Pour les articles (recyclés ou non) :
- Respecter les obligations de communication des substances dans les articles (article 33 REACH) si celui-ci contient une substance SVHC >0,1 % poids/poids.
- Notifier les substances à l’ECHA via la base SCIP (directive déchets – obligations de notification pour les SVHC dans les articles).
Pour vous aider : focus SVHC et articles, focus SCIP, FAQ 523 (articles recyclés)
4- Restrictions (Annexe XVII)
Les restrictions REACH s’appliquent également aux substances et articles recyclés. Par exemple :
- Le plomb (entrée 63), le cadmium (entrée 23) dans le PVC recyclé (restriction spécifique)
- Les phtalates (DEHP, DBP, BBP et DIBP …), les HAP dans le caoutchouc ou le plastique (entrée 50)
Même si la substance provient d’un flux de déchets, l’article final doit respecter les limites de concentration définies par REACH ou d’autres réglementation sectorielles (jouets, emballage alimentaires, ROHS, etc…)
Pour vous aider : focus Restrictions
5- Autorisation (Substances de l’annexe XIV)

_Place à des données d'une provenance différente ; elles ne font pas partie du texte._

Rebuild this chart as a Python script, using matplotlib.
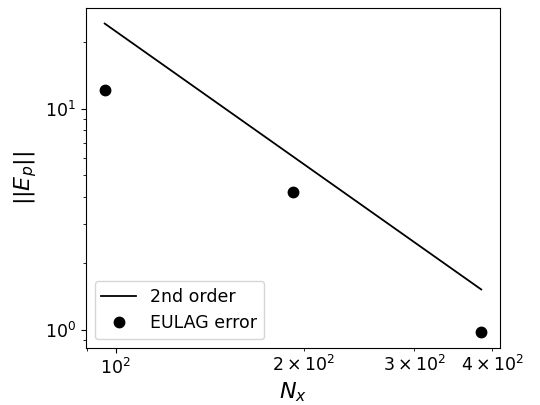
import numpy as np
import matplotlib.pyplot as plt

plt.rcParams['font.size'] = 12.5

# grid resolution and measured error
nx = np.array([96, 192, 384])
err = np.array([12.2, 4.21, 0.97])

# second order reference line
ref_start = 24.3
ref = ref_start * (nx[0] / nx) ** 2

fig = plt.figure(figsize=(5.4, 4.05), dpi=100)
ax = fig.add_axes([0.159, 0.141, 0.767, 0.839])
ax.loglog(nx, ref, 'k-', lw=1.3, label='2nd order')
ax.loglog(nx, err, 'ko', ms=7.5, label='EULAG error')
ax.set_xlabel(r'$N_x$', fontsize=16, labelpad=2)
ax.set_ylabel(r'$||E_p||$', fontsize=16, labelpad=4)
ax.legend(loc='lower left')
fig.savefig('out.png', dpi=100)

Les utilisations de substances valorisées ne sont pas exemptées de la procédure d’autorisation (FAQ 566 de l’ECHA). En d’autres termes, l'utilisation d'une substance figurant à l’annexe XIV de REACH, valorisée ou non, est soumise au préalable à l’obligation d’autorisation.

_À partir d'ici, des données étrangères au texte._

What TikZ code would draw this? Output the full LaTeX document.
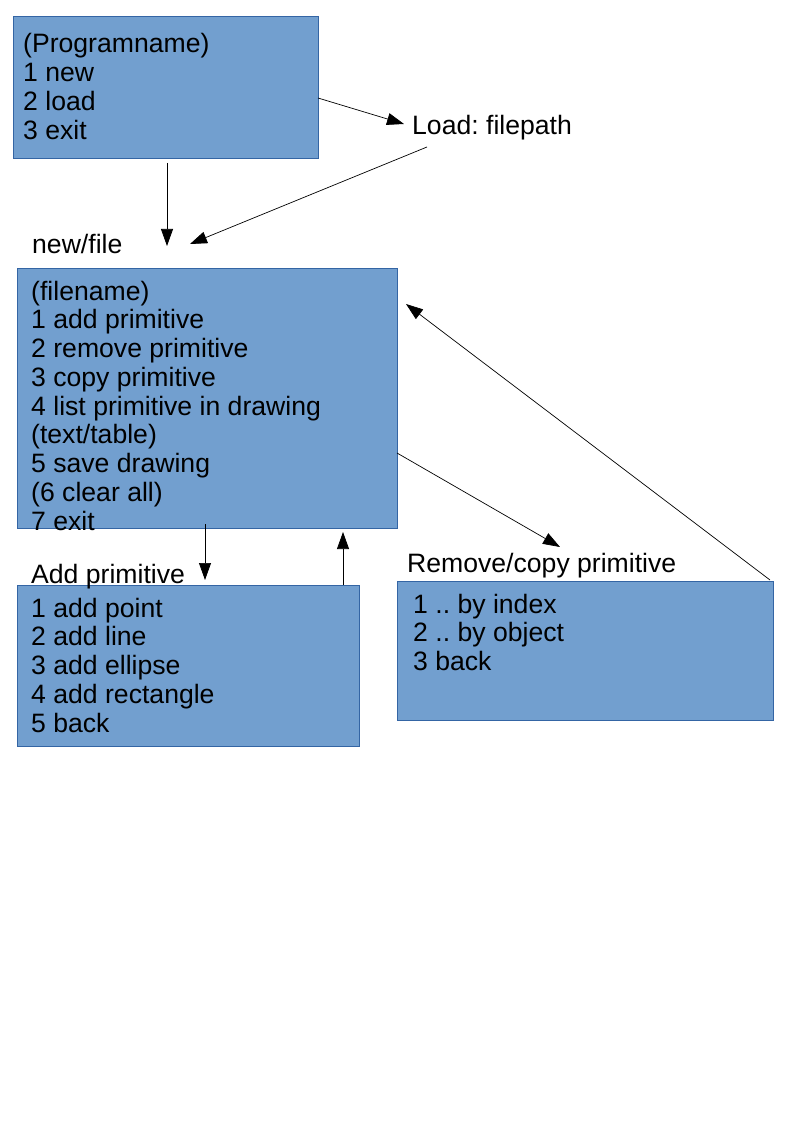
\documentclass[tikz,border=0pt]{standalone}
\usepackage{fontspec}
\setmainfont{Liberation Sans}
\usetikzlibrary{arrows.meta}
\definecolor{boxfill}{HTML}{729FCF}
\definecolor{boxline}{HTML}{3465A4}
\newcommand{\menulines}[1]{\begin{tabular}[t]{@{}l@{}}#1\end{tabular}}
\frenchspacing
\begin{document}
\begin{tikzpicture}[x=1pt,y=-1pt,
  menubox/.style={draw=boxline, fill=boxfill, line width=1pt, rectangle, inner sep=0pt, anchor=north west},
  menutext/.style={anchor=base west, inner sep=0pt, font=\fontsize{26.6}{28.75}\selectfont},
  conn/.style={line width=0.7pt, -{Triangle[length=17pt,width=12pt]}}]
\useasboundingbox[fill=white] (0,0) rectangle (794,1123);
% boxes
\node[menubox, minimum width=305pt, minimum height=142pt] (b1) at (13,16) {};
\node[menubox, minimum width=380pt, minimum height=260pt] (b2) at (17,268) {};
\node[menubox, minimum width=342pt, minimum height=161pt] (b3) at (17,585) {};
\node[menubox, minimum width=376pt, minimum height=139pt] (b4) at (397,581) {};
% box texts
\node[menutext] (t1) at (23,53) {\menulines{(Programname)\\1 new\\2 load\\3 exit}};
\node[menutext] (t2) at (31,300) {\menulines{(filename)\\1 add primitive\\2 remove primitive\\3 copy primitive\\4 list primitive in drawing\\(text/table)\\5 save drawing\\(6 clear all)\\7 exit}};
\node[menutext] (t3) at (31,617) {\menulines{1 add point\\2 add line\\3 add ellipse\\4 add rectangle\\5 back}};
\node[menutext] (t4) at (413,613) {\menulines{1 .. by index\\2 .. by object\\3 back}};
% labels
\node[menutext] (lload) at (412,135) {Load: filepath};
\node[menutext] (lnew) at (32,254) {new/file};
\node[menutext] (ladd) at (31,583) {Add primitive};
\node[menutext] (lrem) at (407,572) {Remove/copy primitive};
% connector end points
\coordinate (a1s) at (318,98);  \coordinate (a1e) at (404,124);
\coordinate (a2s) at (427,147); \coordinate (a2e) at (190,244);
\coordinate (a3s) at (167,163); \coordinate (a3e) at (167,246);
\coordinate (a4s) at (205,524); \coordinate (a4e) at (205,580);
\coordinate (a5s) at (343,585); \coordinate (a5e) at (343,532);
\coordinate (a6s) at (397,453); \coordinate (a6e) at (560,547);
\coordinate (a7s) at (770,580); \coordinate (a7e) at (406,304);
\draw[conn] (a1s) -- (a1e);
\draw[conn] (a2s) -- (a2e);
\draw[conn] (a3s) -- (a3e);
\draw[conn] (a4s) -- (a4e);
\draw[conn] (a5s) -- (a5e);
\draw[conn] (a6s) -- (a6e);
\draw[conn] (a7s) -- (a7e);
\end{tikzpicture}
\end{document}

[1] Une substance valorisée issue d’un déchet conserve, par défaut, le statut de déchet jusqu’à ce qu’il respecte les conditions de sortie de statut de déchet (SSD). Hors cas particuliers (ex. pièces détachées de VHU), une sortie de statut de déchet se fait en application d’un règlement européen ou d’un arrêté ministériel de sortie de statut de déchet ou d’une démarche de SSD au sens de la loi Industrie Verte ou d'une démarche de SSD après préparation à la réutilisation pour un même usage. Il devient alors « un produit » et « cesse d’être un déchet » au sens de l’article L. 541-4-3 du Code de l’environnement. Pour plus d’informations, voir notre Focus Interface REACH/Déchet.